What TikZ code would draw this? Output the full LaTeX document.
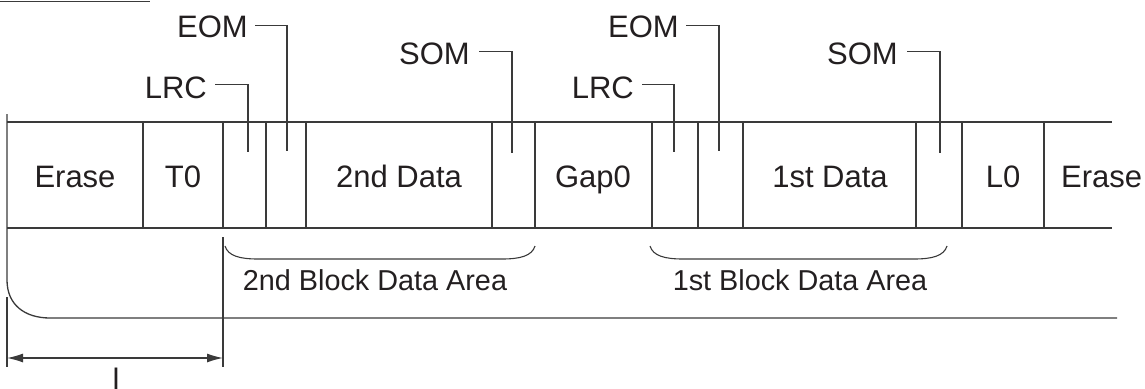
\documentclass[tikz,border=0pt]{standalone}
\usepackage{fontspec}
\setmainfont{Liberation Sans}
\usetikzlibrary{arrows.meta}
\definecolor{ln}{HTML}{3A3A3A}
\definecolor{tx}{HTML}{231F20}
\begin{document}
\begin{tikzpicture}[x=1pt,y=-1pt,
  line/.style={draw=ln,line width=1.3pt},
  lbl/.style={inner sep=0pt,text=tx,font=\fontsize{31}{36}\selectfont},
  arealbl/.style={lbl,font=\fontsize{28.8}{34}\selectfont},
  dimarrow/.style={line,{Latex[length=16pt,width=9pt]}-{Latex[length=16pt,width=9pt]}}]
\useasboundingbox (0,0) rectangle (1145,388);
% short line at top
\coordinate (tl0) at (0,1.5);
\coordinate (tl1) at (150,1.5);
\draw[line] (tl0) -- (tl1);
% tape outline
\draw[line] (7,114) -- (7,280) .. controls (7,305) and (25,318) .. (50,318) -- (1117,318);
\draw[line] (7,122) -- (1112,122);
\draw[line] (7,228) -- (1112,228);
\foreach \x in {143,223,266,306,492,535,652,698,743,916,962,1044}
  \draw[line] (\x,122) -- (\x,228);
% cell texts
\node[lbl,anchor=base] (erA) at (75,187) {Erase};
\node[lbl,anchor=base] (t0) at (183,187) {T0};
\node[lbl,anchor=base] (d2) at (399,187) {2nd Data};
\node[lbl,anchor=base] (gap) at (593,187) {Gap0};
\node[lbl,anchor=base] (d1) at (830,187) {1st Data};
\node[lbl,anchor=base] (l0) at (1003,187) {L0};
\node[lbl,anchor=base west] (erB) at (1061,187) {Erase};
% leader labels
\node[lbl,anchor=base east] (lrcA) at (207,98) {LRC};
\node[lbl,anchor=base east] (eomA) at (248,37) {EOM};
\node[lbl,anchor=base east] (somA) at (470,64) {SOM};
\node[lbl,anchor=base east] (lrcB) at (634,98) {LRC};
\node[lbl,anchor=base east] (eomB) at (679,37) {EOM};
\node[lbl,anchor=base east] (somB) at (898,64) {SOM};
\coordinate (lrcAt) at (248,152);
\coordinate (eomAt) at (287,151);
\coordinate (somAt) at (512,153);
\coordinate (lrcBt) at (674,152);
\coordinate (eomBt) at (719,151);
\coordinate (somBt) at (940,153);
\draw[line] ([xshift=8pt,yshift=3pt]lrcA.east) -| (lrcAt);
\draw[line] ([xshift=7pt,yshift=1pt]eomA.east) -| (eomAt);
\draw[line] ([xshift=9pt,yshift=2pt]somA.east) -| (somAt);
\draw[line] ([xshift=8pt,yshift=3pt]lrcB.east) -| (lrcBt);
\draw[line] ([xshift=7pt,yshift=1pt]eomB.east) -| (eomBt);
\draw[line] ([xshift=9pt,yshift=2pt]somB.east) -| (somBt);
% braces
\draw[line,line width=1.1pt] (225,246) .. controls (228,256) and (240,259) .. (258,259) -- (502,259) .. controls (520,259) and (532,256) .. (535,246);
\draw[line,line width=1.1pt] (650,246) .. controls (653,256) and (665,259) .. (683,259) -- (914,259) .. controls (932,259) and (944,256) .. (947,246);
\node[arealbl,anchor=base] (b2) at (375,290) {2nd Block Data Area};
\node[arealbl,anchor=base] (b1) at (800,290) {1st Block Data Area};
% dimension
\coordinate (dA0) at (7,297);
\coordinate (dA1) at (7,367);
\coordinate (dB0) at (223,237);
\coordinate (dB1) at (223,367);
\draw[line] (dA0) -- (dA1);
\draw[line] (dB0) -- (dB1);
\coordinate (arA) at (7,358);
\coordinate (arB) at (223,358);
\draw[dimarrow] (arA) -- (arB);
\node[lbl,anchor=base] (dl) at (116,390) {l};
\end{tikzpicture}
\end{document}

————————

- _Short exercise_: Omit every picture, then repeat the remaining data exactly as it appears above.

- _Correct response_:
What TikZ code would draw this? Output the full LaTeX document.
\documentclass[tikz,border=0pt]{standalone}
\usepackage{fontspec}
\setmainfont{Liberation Sans}
\usetikzlibrary{arrows.meta}
\definecolor{ln}{HTML}{3A3A3A}
\definecolor{tx}{HTML}{231F20}
\begin{document}
\begin{tikzpicture}[x=1pt,y=-1pt,
  line/.style={draw=ln,line width=1.3pt},
  lbl/.style={inner sep=0pt,text=tx,font=\fontsize{31}{36}\selectfont},
  arealbl/.style={lbl,font=\fontsize{28.8}{34}\selectfont},
  dimarrow/.style={line,{Latex[length=16pt,width=9pt]}-{Latex[length=16pt,width=9pt]}}]
\useasboundingbox (0,0) rectangle (1145,388);
% short line at top
\coordinate (tl0) at (0,1.5);
\coordinate (tl1) at (150,1.5);
\draw[line] (tl0) -- (tl1);
% tape outline
\draw[line] (7,114) -- (7,280) .. controls (7,305) and (25,318) .. (50,318) -- (1117,318);
\draw[line] (7,122) -- (1112,122);
\draw[line] (7,228) -- (1112,228);
\foreach \x in {143,223,266,306,492,535,652,698,743,916,962,1044}
  \draw[line] (\x,122) -- (\x,228);
% cell texts
\node[lbl,anchor=base] (erA) at (75,187) {Erase};
\node[lbl,anchor=base] (t0) at (183,187) {T0};
\node[lbl,anchor=base] (d2) at (399,187) {2nd Data};
\node[lbl,anchor=base] (gap) at (593,187) {Gap0};
\node[lbl,anchor=base] (d1) at (830,187) {1st Data};
\node[lbl,anchor=base] (l0) at (1003,187) {L0};
\node[lbl,anchor=base west] (erB) at (1061,187) {Erase};
% leader labels
\node[lbl,anchor=base east] (lrcA) at (207,98) {LRC};
\node[lbl,anchor=base east] (eomA) at (248,37) {EOM};
\node[lbl,anchor=base east] (somA) at (470,64) {SOM};
\node[lbl,anchor=base east] (lrcB) at (634,98) {LRC};
\node[lbl,anchor=base east] (eomB) at (679,37) {EOM};
\node[lbl,anchor=base east] (somB) at (898,64) {SOM};
\coordinate (lrcAt) at (248,152);
\coordinate (eomAt) at (287,151);
\coordinate (somAt) at (512,153);
\coordinate (lrcBt) at (674,152);
\coordinate (eomBt) at (719,151);
\coordinate (somBt) at (940,153);
\draw[line] ([xshift=8pt,yshift=3pt]lrcA.east) -| (lrcAt);
\draw[line] ([xshift=7pt,yshift=1pt]eomA.east) -| (eomAt);
\draw[line] ([xshift=9pt,yshift=2pt]somA.east) -| (somAt);
\draw[line] ([xshift=8pt,yshift=3pt]lrcB.east) -| (lrcBt);
\draw[line] ([xshift=7pt,yshift=1pt]eomB.east) -| (eomBt);
\draw[line] ([xshift=9pt,yshift=2pt]somB.east) -| (somBt);
% braces
\draw[line,line width=1.1pt] (225,246) .. controls (228,256) and (240,259) .. (258,259) -- (502,259) .. controls (520,259) and (532,256) .. (535,246);
\draw[line,line width=1.1pt] (650,246) .. controls (653,256) and (665,259) .. (683,259) -- (914,259) .. controls (932,259) and (944,256) .. (947,246);
\node[arealbl,anchor=base] (b2) at (375,290) {2nd Block Data Area};
\node[arealbl,anchor=base] (b1) at (800,290) {1st Block Data Area};
% dimension
\coordinate (dA0) at (7,297);
\coordinate (dA1) at (7,367);
\coordinate (dB0) at (223,237);
\coordinate (dB1) at (223,367);
\draw[line] (dA0) -- (dA1);
\draw[line] (dB0) -- (dB1);
\coordinate (arA) at (7,358);
\coordinate (arB) at (223,358);
\draw[dimarrow] (arA) -- (arB);
\node[lbl,anchor=base] (dl) at (116,390) {l};
\end{tikzpicture}
\end{document}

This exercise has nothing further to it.